What this task involves >>
Find the lines containing the word "chart" and copy every one of them.

Stored data >>
▬▬▬▬▬▬

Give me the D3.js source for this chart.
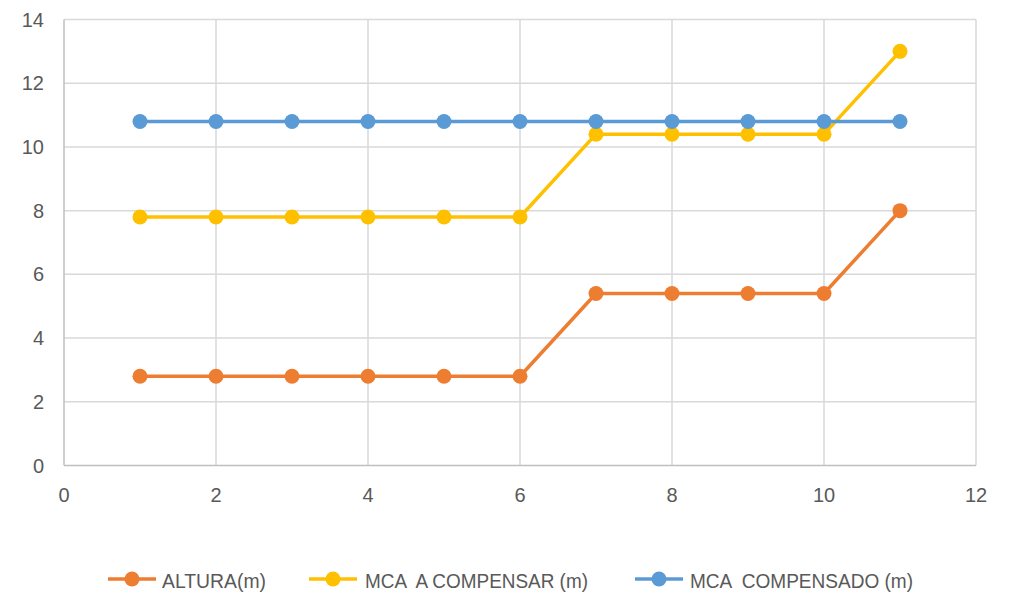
<!DOCTYPE html>
<html>
<head>
<meta charset="utf-8">
<script src="https://cdn.jsdelivr.net/npm/d3@7"></script>
<style>
  html, body { margin: 0; padding: 0; background: #fff; }
  svg text { font-family: "Liberation Sans", Arial, sans-serif; fill: #595959; white-space: pre; }
  svg text.legend { font-family: "Liberation Sans Narrow", "Liberation Sans", sans-serif; }
</style>
</head>
<body>
<svg id="chart" width="1009" height="592"></svg>
<script>
// Series data
const xValues = [1, 2, 3, 4, 5, 6, 7, 8, 9, 10, 11];
const altura = [2.8, 2.8, 2.8, 2.8, 2.8, 2.8, 5.4, 5.4, 5.4, 5.4, 8];
const mcaACompensar = [7.8, 7.8, 7.8, 7.8, 7.8, 7.8, 10.4, 10.4, 10.4, 10.4, 13];
const mcaCompensado = [10.8, 10.8, 10.8, 10.8, 10.8, 10.8, 10.8, 10.8, 10.8, 10.8, 10.8];
const seriesNames = ["ALTURA(m)", "MCA  A COMPENSAR (m)", "MCA  COMPENSADO (m)"];
const seriesColors = ["#ed7d31", "#ffc000", "#5b9bd5"];
const xTicks = [0, 2, 4, 6, 8, 10, 12];
const yTicks = [0, 2, 4, 6, 8, 10, 12, 14];

const series = [altura, mcaACompensar, mcaCompensado];

const svg = d3.select("#chart");
const x = d3.scaleLinear().domain([0, 12]).range([64, 976]);
const y = d3.scaleLinear().domain([0, 14]).range([465.5, 19.5]);

// Gridlines
svg.append("g").selectAll("line").data(yTicks.filter(d => d > 0)).join("line")
  .attr("x1", x(0)).attr("x2", x(12))
  .attr("y1", d => y(d)).attr("y2", d => y(d))
  .attr("stroke", "#d9d9d9").attr("stroke-width", 1.5);
svg.append("g").selectAll("line").data(xTicks.filter(d => d > 0)).join("line")
  .attr("x1", d => x(d)).attr("x2", d => x(d))
  .attr("y1", y(0)).attr("y2", y(14))
  .attr("stroke", "#d9d9d9").attr("stroke-width", 1.5);

// Axis lines
svg.append("line").attr("x1", x(0)).attr("x2", x(0)).attr("y1", y(0)).attr("y2", y(14))
  .attr("stroke", "#bfbfbf").attr("stroke-width", 1.5);
svg.append("line").attr("x1", x(0)).attr("x2", x(12)).attr("y1", y(0)).attr("y2", y(0))
  .attr("stroke", "#bfbfbf").attr("stroke-width", 1.5);

// Tick labels
svg.append("g").selectAll("text").data(yTicks).join("text")
  .attr("x", 44).attr("y", d => y(d) + 7)
  .attr("text-anchor", "end").attr("font-size", 20)
  .text(d => d);
svg.append("g").selectAll("text").data(xTicks).join("text")
  .attr("x", d => x(d)).attr("y", 502)
  .attr("text-anchor", "middle").attr("font-size", 20)
  .text(d => d);

// Lines and markers
const line = d3.line().x((d, i) => x(xValues[i])).y(d => y(d));
series.forEach((vals, k) => {
  svg.append("path").datum(vals)
    .attr("d", line).attr("fill", "none")
    .attr("stroke", seriesColors[k]).attr("stroke-width", 3.5)
    .attr("stroke-linejoin", "round");
  svg.append("g").selectAll("circle").data(vals).join("circle")
    .attr("cx", (d, i) => x(xValues[i])).attr("cy", d => y(d))
    .attr("r", 7.5).attr("fill", seriesColors[k]);
});

// Legend
const legendMarkerX = [132, 333, 659];
const legendTextX = [162, 365, 690];
const legendTextWidth = [104, 223, 223];
const legendY = 579;
seriesNames.forEach((name, k) => {
  const g = svg.append("g");
  g.append("line").attr("x1", legendMarkerX[k] - 24).attr("x2", legendMarkerX[k] + 24)
    .attr("y1", legendY).attr("y2", legendY)
    .attr("stroke", seriesColors[k]).attr("stroke-width", 3.5);
  g.append("circle").attr("cx", legendMarkerX[k]).attr("cy", legendY).attr("r", 7.5)
    .attr("fill", seriesColors[k]);
  g.append("text").attr("class", "legend")
    .attr("x", legendTextX[k]).attr("y", legendY + 9)
    .attr("font-size", 21)
    .attr("textLength", legendTextWidth[k]).attr("lengthAdjust", "spacingAndGlyphs")
    .text(name);
});
</script>
</body>
</html>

▬▬▬▬▬▬

Exercise answer >>
Give me the D3.js source for this chart.
<svg id="chart" width="1009" height="592"></svg>
const svg = d3.select("#chart");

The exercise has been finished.